Por Patrícia Cornils – Outras Palavras
A Pública, central dos servidores públicos, fez uma série de vídeos com entrevistas sobre a “reforma” da Previdência. Em uma delas o professor Eduardo Fagnani, do Instituto de Economia da Unicamp, pesquisador do Centro de Estudos Sindicais e do Trabalho e coordenador executivo do documento “Previdência: reformar para ampliar a exclusão num país desigual?”, organizado pela Anfip e pelo Dieese, fala sobre a revogação de direitos que a PEC 287 propõe e do país que ela pode criar no futuro.  Um Brasil que não acolhe seus idosos, estudantes, trabalhadores rurais. Vale a pena assistir o vídeo abaixo da transcrição, na íntegra:
“Reformas de previdência, reformas de políticas públicas em geral, são normais. É normal fazer reforma da Previdência. A questão é qual reforma.
A Previdência é hoje o principal instrumento de proteção social do Brasil. Nós tivemos uma queda grande na desigualdade da renda. Nela, 60% teve a ver com trabalho, emprego e salário mínimo. E 30% teve a ver com a Previdência.
Hoje, 80% dos idosos brasileiros têm pelo menos uma fonte de renda, a Previdência. A média na América Latina é 40%. Vários países têm 20%. É difícil você ver um velho pedindo esmola na rua. A pobreza entre os idosos com mais de 65 anos hoje é de 7%. Se não fosse a Previdência, seria de 70%. E eles estão se lixando para isso.
Ao fazer uma reforma, você tem que preservar o sistema de proteção social. O que eles querem fazer é acabar com o sistema de proteção social. A reforma só tem objetivo fiscalista. O objetivo é destruir o Estado Social de 1988. É muito mais do que um ajuste fiscal, é uma mudança do modelo de sociedade. A reforma da Previdência se insere na mesma perspectiva, por exemplo, da PEC 55, do teto dos gastos. Da reforma trabalhista, que quer fazer com que os direitos trabalhistas retrocedam 100 anos no Brasil. É nesta mesma perspectiva que entra a reforma da Previdência: acabar com o Estado Social de 1988. Sou contra essa reforma.
A pergunta que eu faço é a seguinte: que país os formuladores desta reforma estão pensando para o Brasil em 2060? Não é o país que eu penso. Por que? Porque essa reforma acaba com o direito à proteção na velhice. Estamos revogando o direito à proteção à velhice porque uma pessoa, para se aposentar, tem que entrar no mercado de trabalho com 16 anos e ficar no mercado de trabalho durante 49 anos, sem sair do trabalho nunca.

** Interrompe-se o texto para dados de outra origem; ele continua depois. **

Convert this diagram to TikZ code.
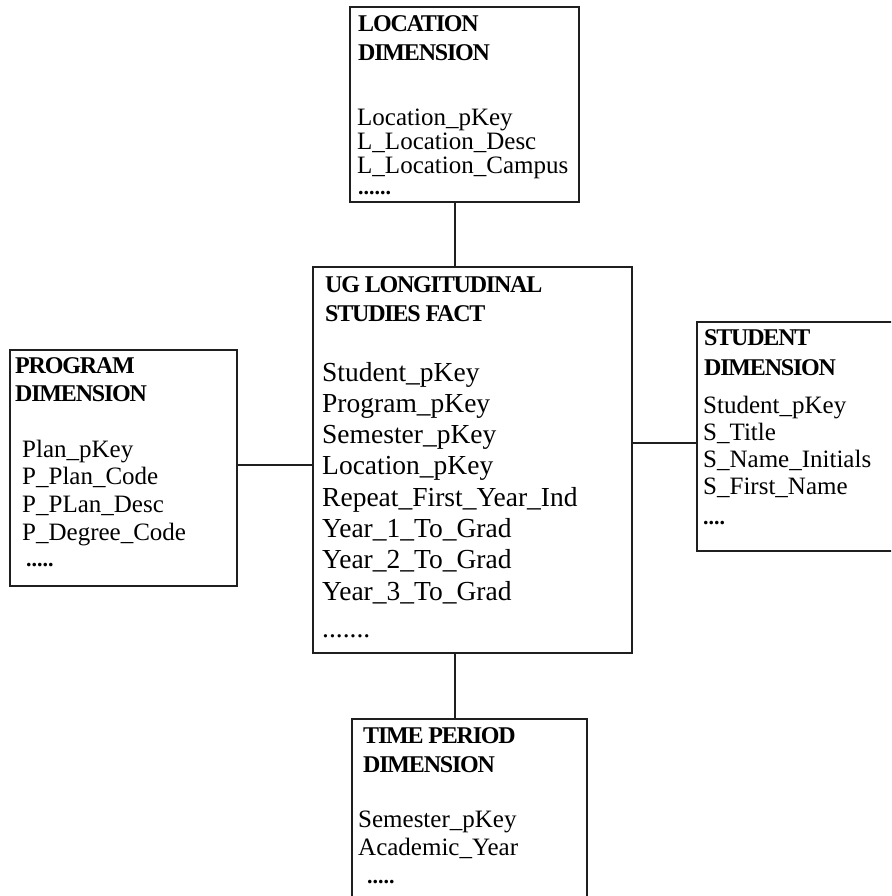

É uma hipocrisia. Qualquer pessoa da elite do Brasil diz ‘a educação é prioridade’. Como é prioridade? Se tenho que entrar no mercado de trabalho aos 16 anos não vou estudar. Um jovem que quer estudar e entra no mercado de trabalho com 23 anos, que é a média dos países europeus onde eles dizem se inspirar para esta reforma, vai se aposentar aos 73 anos. Se ele trabalhar ininterruptamente e com carteira assinada durante 49 anos. Não vai acontecer isso.
Mais grave, a questão do trabalhador rural. Mais grave ainda, a questão do Benefício de Prestação Continuada, o BCP. As pessoas mais vulneráveis dessa sociedade, pessoas que têm renda per capita de 1/4 do salário mínimo ou portadores de deficiência. Hoje se aposentam aos 65 anos. Sabe o que vai acontecer? Eles vão ter que se aposentar aos 70. Eles não vão viver até os 70 anos. Ou serão condenados a uma situação de pobreza enquanto tiverem vida.
Então a gravidade desta reforma é que ela só tem objetivo fiscalista. Ela vai revogar, no Brasil, oartigo 25 da Declaração Universal dos Direitos Humanos, que diz que toda pessoa tem direito a umaproteção digna na velhice.
Você está fazendo uma reforma no Brasil dizendo que está se inspirando nos países europeus mas está fazendo uma reforma superior aos padrões europeus. Não dá para comparar o Brasil com a OCDE. Só em 2060 o Brasil vai ter a mesma expectativa de vida da OCDE. Em qualquer indicador que você pegar na OCDE, seremos os últimos no ranking.
Então eu deixo uma pergunta. Ao trabalhador rural brasileiro, o trabalhador rural do Nordeste, onde está 70% da pobreza, vai ser exigido para ele regras superiores aos países da OCDE. É justo, para um trabalhador rural do Nordeste, ser submetido a regras superiores às do trabalhador rural da Dinamarca? Eu não acho justo mas é isso que está sendo feito.”